John Ridout and the Countess

In 1818, my x3 great grandfather John RIDOUT married for the second time. He and his wife Martha stayed at 4 Kirkham’s Buildings in the village of Bathwick and over the next few years their children were born: six sons and a daughter, most of who would survive well into adulthood. Five of these children were baptised at the Countess of Huntingdon’s Chapel, which is in the Vineyards at Bath. The building has been renovated and now houses the Building of Bath Collection, which is well worth a visit.

Countess of Huntingdon's Chapel, Bath

The children’s baptisms were the first indication to me that John was a non-conformist, or maybe this was Martha’s influence since Sarah’s children had been baptised into the Church of England.
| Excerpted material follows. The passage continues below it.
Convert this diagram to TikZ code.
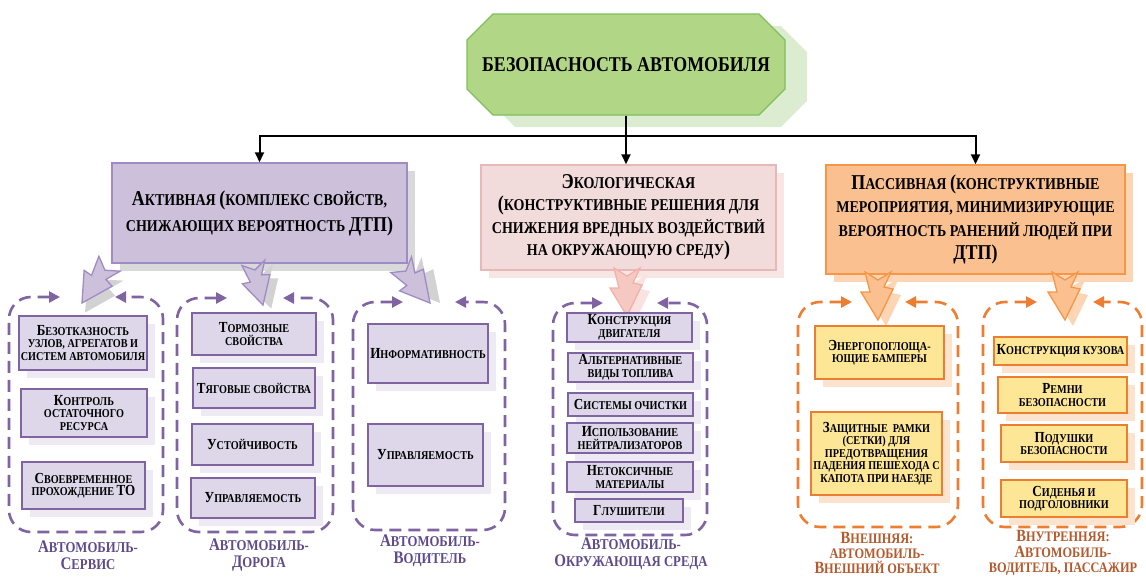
\documentclass[tikz,border=0pt]{standalone}
\usepackage{fontspec}
\setmainfont{Liberation Serif}[FakeStretch=0.85]
\usepackage{graphicx}
\usetikzlibrary{arrows.meta,shapes.misc,shadows}
\newcommand\BL[1]{\scalebox{1.28}{#1}}
\newcommand\BC[1]{\scalebox{1.18}{#1}}
\definecolor{TFill}{HTML}{B1D686}
\definecolor{TBord}{HTML}{7EBF5C}
\definecolor{TShad}{HTML}{DCECD0}
\definecolor{AFill}{HTML}{CCC0DA}
\definecolor{ABord}{HTML}{A08CC4}
\definecolor{AShad}{HTML}{D9D9D9}
\definecolor{EFill}{HTML}{F2DCDB}
\definecolor{EBord}{HTML}{E6B8B7}
\definecolor{EShad}{HTML}{F8E6E5}
\definecolor{PFill}{HTML}{FAC090}
\definecolor{PBord}{HTML}{F79646}
\definecolor{PShad}{HTML}{FCD5B4}
\definecolor{IPFill}{HTML}{DDD7E9}
\definecolor{IPBord}{HTML}{8064A2}
\definecolor{IPShad}{HTML}{EDEAF3}
\definecolor{IOFill}{HTML}{FDE696}
\definecolor{IOBord}{HTML}{ED7D31}
\definecolor{IOShad}{HTML}{FBE3CD}
\definecolor{GPur}{HTML}{8064A2}
\definecolor{GOra}{HTML}{ED7D31}
\definecolor{CPur}{HTML}{5F4B8B}
\definecolor{COra}{HTML}{B45A2D}
\definecolor{ArPFill}{HTML}{CCC0DA}
\definecolor{ArPBord}{HTML}{A08CC4}
\definecolor{ArPShad}{HTML}{D2D2D2}
\definecolor{ArEFill}{HTML}{F5C9C2}
\definecolor{ArEBord}{HTML}{F0B2AA}
\definecolor{ArEShad}{HTML}{F9E2DF}
\definecolor{ArOFill}{HTML}{FAC090}
\definecolor{ArOBord}{HTML}{F79646}
\definecolor{ArOShad}{HTML}{FCD5B4}
\tikzset{
  conn/.style={line width=2pt, -{Triangle[length=10pt,width=9pt]}},
  bigbox/.style={line width=1.5pt, inner sep=0pt, align=center, text=black},
  actbox/.style={bigbox, draw=ABord, fill=AFill,
    font=\fontsize{16.5}{26}\selectfont\bfseries,
    drop shadow={shadow xshift=8pt, shadow yshift=-8pt, fill=AShad, opacity=1}},
  ecobox/.style={bigbox, draw=EBord, fill=EFill,
    font=\fontsize{16.5}{22.5}\selectfont\bfseries,
    drop shadow={shadow xshift=8pt, shadow yshift=-8pt, fill=EShad, opacity=1}},
  pasbox/.style={bigbox, draw=PBord, fill=PFill,
    font=\fontsize{16.5}{23.5}\selectfont\bfseries,
    drop shadow={shadow xshift=8pt, shadow yshift=-8pt, fill=PShad, opacity=1}},
  ibox/.style={line width=1.3pt, inner sep=0pt, align=center, text=black,
    font=\fontsize{12}{12.6}\selectfont\bfseries},
  pibox/.style={ibox, draw=IPBord, fill=IPFill,
    drop shadow={shadow xshift=8pt, shadow yshift=-8pt, fill=IPShad, opacity=1}},
  oibox/.style={ibox, draw=IOBord, fill=IOFill,
    drop shadow={shadow xshift=8pt, shadow yshift=-8pt, fill=IOShad, opacity=1}},
  grp/.style={line width=2.6pt, dash pattern=on 12pt off 7pt, rounded corners=22pt,
    {Triangle[length=11pt,width=11pt]}-{Triangle[length=11pt,width=11pt]}},
  grpP/.style={grp, draw=GPur},
  grpO/.style={grp, draw=GOra},
  capt/.style={align=center, inner sep=0pt, font=\fontsize{15}{16.5}\selectfont\bfseries},
  capt3/.style={align=center, inner sep=0pt, font=\fontsize{14.5}{15.2}\selectfont\bfseries},
  capP/.style={capt, text=CPur},
  capO/.style={capt3, text=COra},
  arrshadow/.style={fill=ArPShad},
  arrbody/.style={fill=ArPFill, draw=ArPBord, line width=1.3pt},
  zarrow/.pic={
    \fill[arrshadow] (8,6) -- (-9,-22) -- (0,-22) -- (-5,-42) -- (8,-34) -- (21,-42) -- (14,-27) -- (23,-25) -- cycle;
    \filldraw[arrbody] (0,0) -- (-17,-28) -- (-8,-28) -- (-13,-48) -- (0,-40) -- (13,-48) -- (6,-33) -- (15,-31) -- cycle;
  }
}
\begin{document}
\lineskiplimit=-20pt
\begin{tikzpicture}[x=1pt,y=-1pt]
\fill[white] (0,0) rectangle (1146,576);
\useasboundingbox (0,0) rectangle (1146,576);

% dashed groups
\draw[grpP] (60,297) -- (9,297) -- (9,532) -- (163,532) -- (163,297) -- (115,297);
\draw[grpP] (227,298) -- (177,298) -- (177,532) -- (333,532) -- (333,298) -- (283,298);
\draw[grpP] (403,302) -- (353,302) -- (353,530) -- (505,530) -- (505,302) -- (455,302);
\draw[grpP] (603,303) -- (553,303) -- (553,535) -- (707,535) -- (707,303) -- (657,303);
\draw[grpO] (852,302) -- (798,302) -- (798,527) -- (958,527) -- (958,302) -- (905,302);
\draw[grpO] (1037,302) -- (983,302) -- (983,527) -- (1142,527) -- (1142,302) -- (1093,302);

% title
\node[chamfered rectangle, chamfered rectangle xsep=18pt, chamfered rectangle ysep=19pt,
  draw=TBord, fill=TFill, line width=1.3pt, minimum width=318pt, minimum height=101pt, inner sep=0pt,
  font=\fontsize{21}{24}\selectfont\bfseries,
  drop shadow={shadow xshift=22pt, shadow yshift=-12pt, fill=TShad, opacity=1}]
  (title) at (626,64.5) {БЕЗОПАСНОСТЬ АВТОМОБИЛЯ};

% main boxes
\node[actbox, minimum width=295pt, minimum height=100pt] (active) at (259.5,213)
  {\BL{А}КТИВНАЯ \BL{(}КОМПЛЕКС СВОЙСТВ,\\СНИЖАЮЩИХ ВЕРОЯТНОСТЬ \BL{ДТП)}};
\node[ecobox, minimum width=295pt, minimum height=105pt] (eco) at (628.5,217.5)
  {\BL{Э}КОЛОГИЧЕСКАЯ\\\BL{(}КОНСТРУКТИВНЫЕ РЕШЕНИЯ ДЛЯ\\СНИЖЕНИЯ ВРЕДНЫХ ВОЗДЕЙСТВИЙ\\НА ОКРУЖАЮЩУЮ СРЕДУ\BL{)}};
\node[pasbox, minimum width=299pt, minimum height=109pt] (passive) at (975.5,219.5)
  {\BL{П}АССИВНАЯ \BL{(}КОНСТРУКТИВНЫЕ\\МЕРОПРИЯТИЯ, МИНИМИЗИРУЮЩИЕ\\ВЕРОЯТНОСТЬ РАНЕНИЙ ЛЮДЕЙ ПРИ\\\BL{ДТП)}};

% connectors
\draw[conn] (title.south) -- ++(0,20) -| (active.north);
\draw[conn] (title.south) -- (title.south |- eco.north);
\draw[conn] (title.south) -- ++(0,20) -| (passive.north);

% big arrows
\pic[rotate=-35] at (82,303) {zarrow};
\pic[rotate=13, scale=0.9] at (263,305) {zarrow};
\pic[rotate=37] at (430,303) {zarrow};
\begin{scope}[arrshadow/.style={fill=ArEShad}, arrbody/.style={fill=ArEFill, draw=ArEBord, line width=1.3pt}]
\pic at (627,316) {zarrow};
\end{scope}
\begin{scope}[arrshadow/.style={fill=ArOShad}, arrbody/.style={fill=ArOFill, draw=ArOBord, line width=1.3pt}]
\pic at (878,320) {zarrow};
\pic at (1065,320) {zarrow};
\end{scope}

% group 1
\node[pibox, minimum width=128pt, minimum height=54pt] (s1) at (83,343)
  {\BL{Б}ЕЗОТКАЗНОСТЬ\\УЗЛОВ, АГРЕГАТОВ И\\СИСТЕМ АВТОМОБИЛЯ};
\node[pibox, minimum width=126pt, minimum height=48pt] (s2) at (84,413)
  {\BL{К}ОНТРОЛЬ\\ОСТАТОЧНОГО\\РЕСУРСА};
\node[pibox, minimum width=123pt, minimum height=47pt] (s3) at (83.5,485.5)
  {\BL{С}ВОЕВРЕМЕННОЕ\\ПРОХОЖДЕНИЕ \BL{ТО}};
% group 2
\node[pibox, minimum width=124pt, minimum height=42pt] (r1) at (254,334)
  {\BL{Т}ОРМОЗНЫЕ\\СВОЙСТВА};
\node[pibox, minimum width=122pt, minimum height=40pt] (r2) at (254,388)
  {\BL{Т}ЯГОВЫЕ СВОЙСТВА};
\node[pibox, minimum width=121pt, minimum height=41pt] (r3) at (252.5,444.5)
  {\BL{У}СТОЙЧИВОСТЬ};
\node[pibox, minimum width=124pt, minimum height=40pt] (r4) at (253,498)
  {\BL{У}ПРАВЛЯЕМОСТЬ};
% group 3
\node[pibox, minimum width=120pt, minimum height=59pt] (d1) at (428,353.5)
  {\BL{И}НФОРМАТИВНОСТЬ};
\node[pibox, minimum width=115pt, minimum height=62pt] (d2) at (425.5,455)
  {\BL{У}ПРАВЛЯЕМОСТЬ};
% group 4
\node[pibox, minimum width=125pt, minimum height=29pt] (e1) at (629.5,327.5)
  {\BL{К}ОНСТРУКЦИЯ\\ДВИГАТЕЛЯ};
\node[pibox, minimum width=125pt, minimum height=29pt] (e2) at (630.5,367.5)
  {\BL{А}ЛЬТЕРНАТИВНЫЕ\\ВИДЫ ТОПЛИВА};
\node[pibox, minimum width=125pt, minimum height=23pt] (e3) at (630.5,404.5)
  {\BL{С}ИСТЕМЫ ОЧИСТКИ};
\node[pibox, minimum width=126pt, minimum height=30pt] (e4) at (630,438)
  {\BL{И}СПОЛЬЗОВАНИЕ\\НЕЙТРАЛИЗАТОРОВ};
\node[pibox, minimum width=126pt, minimum height=30pt] (e5) at (630,477)
  {\BL{Н}ЕТОКСИЧНЫЕ\\МАТЕРИАЛЫ};
\node[pibox, minimum width=108pt, minimum height=23pt] (e6) at (629,510.5)
  {\BL{Г}ЛУШИТЕЛИ};
% group 5
\node[oibox, minimum width=129pt, minimum height=53pt] (x1) at (879.5,352.5)
  {\BL{Э}НЕРГОПОГЛОЩА-\\ЮЩИЕ БАМПЕРЫ};
\node[oibox, minimum width=131pt, minimum height=83pt] (x2) at (876.5,453.5)
  {\BL{З}АЩИТНЫЕ\ \ РАМКИ\\(СЕТКИ) ДЛЯ\\ПРЕДОТВРАЩЕНИЯ\\ПАДЕНИЯ ПЕШЕХОДА С\\КАПОТА ПРИ НАЕЗДЕ};
% group 6
\node[oibox, minimum width=133pt, minimum height=28pt] (i1) at (1060.5,351)
  {\BL{К}ОНСТРУКЦИЯ КУЗОВА};
\node[oibox, minimum width=129pt, minimum height=36pt] (i2) at (1062.5,395)
  {\BL{Р}ЕМНИ\\БЕЗОПАСНОСТИ};
\node[oibox, minimum width=126pt, minimum height=37pt] (i3) at (1064,443.5)
  {\BL{П}ОДУШКИ\\БЕЗОПАСНОСТИ};
\node[oibox, minimum width=126pt, minimum height=37pt] (i4) at (1064,498.5)
  {\BL{С}ИДЕНЬЯ И\\ПОДГОЛОВНИКИ};

% captions
\node[capP] (c1) at (88,555) {\BC{А}ВТОМОБИЛЬ-\\\BC{С}ЕРВИС};
\node[capP] (c2) at (259,555) {\BC{А}ВТОМОБИЛЬ-\\\BC{Д}ОРОГА};
\node[capP] (c3) at (430,550.5) {\BC{А}ВТОМОБИЛЬ-\\\BC{В}ОДИТЕЛЬ};
\node[capP] (c4) at (631,553.5) {\BC{А}ВТОМОБИЛЬ-\\\BC{О}КРУЖАЮЩАЯ СРЕДА};
\node[capO] (c5) at (877,553) {\BC{В}НЕШНЯЯ:\\АВТОМОБИЛЬ-\\\BC{В}НЕШНИЙ ОБЪЕКТ};
\node[capO] (c6) at (1063,553) {\BC{В}НУТРЕННЯЯ:\\\BC{А}ВТОМОБИЛЬ-\\ВОДИТЕЛЬ, ПАССАЖИР};
\end{tikzpicture}
\end{document}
Selena Hastings, Countess of Huntingdon, built many Methodist chapels across the country, which she called her ‘Connexion’. The Countess had seen the dark side of Bath’s genteel society: depravity, crime, licentiousness and immorality. With evangelical fervour she sought to save the fallen. As a lady of considerable social standing, the Countess probably hoped to lure the aristocrats of Bath to her chapel but, perhaps inadvertently, she created a fashionable place of worship with a devoted following amongst the socially aspiring lower orders. John and Martha were certainly not well off, but were, perhaps what might then be considered as ‘lower middle class’. For whichever reason was important to them, John’s family worshipped at the Chapel and, over the years, his children were baptised into the Methodist religion.

John remained at Kirkham’s Buildings until a point just before January 1824, which is when his rate book entry is scored through. I noticed that when John’s son Charles died in January 1827, the entry in the parish register showed the family address to be ‘Bristol Road’. An examination of the rate books for that area showed that in October 1824 John was a tenant of 18 Upper Bristol Road, paying an annual rent of £28. But by May 1830, John’s entry in the rate book was again pencilled through and, as he had paid none of his quarterly rate of fourteen shillings, he had probably moved out of the house.

The 1841 census of Bath had recorded John at 4 Trinity Street in Kingsmead and so I took a look at the rate books and found that in May 1830, in Trinity Street, the entry for ‘Mr Morgan’ was substituted with the name ‘John Ridout’. To start with I couldn’t figure out where number 4 was until I paid a visit to the local record office and looked at their map collection.

4 Trinity Street (arrowed). Cotterell map 1853.

Cotterell’s 1853 map (right) shows a rank of houses standing opposite to those few that are left in Trinity Street today; they had been pulled down to make way for the construction of New Street, the proposed route of which is pencilled in on the map above the red arrow.

In 1832, John Ridout voted in the first Bath election and was recorded as the tenant at number 4. The Reform Act of 1832 was a result of much widespread and vociferous discontent with the unfair electoral system. The rumblings had turned to riots, such as those in Bath and Bristol which John’s brother-in-law, William Henry SOMERTON, had so vividly described in his newspaper. John was not a landed gentleman, he was an ordinary working man, but the right to vote had now been granted to those who owned a property or paid more than £10 a year in rent; John paid £24 for his house and workshop so he was one of the few who had the ‘privilege’. Possibly as few as one in seven men in Bath would have had the vote and so perhaps this says a little about John’s financial and social standing. Looking at the censuses over the decades indicates that number 4 was a large house, at one point with as many as eighteen people living there. During John’s tenancy he and his family occupied most of the house themselves and rooms were let to a couple of young men.

In 1837 Martha, at the age of 45, had Joseph, perhaps named after her father, Joseph Somerton. The poor little chap died of typhus fever when he was just two. By 1840, both Martha and John’s second son Henry had died; she of ‘inflammation of the lungs’ and he of ‘dropsy’. John was once more on his own with the children.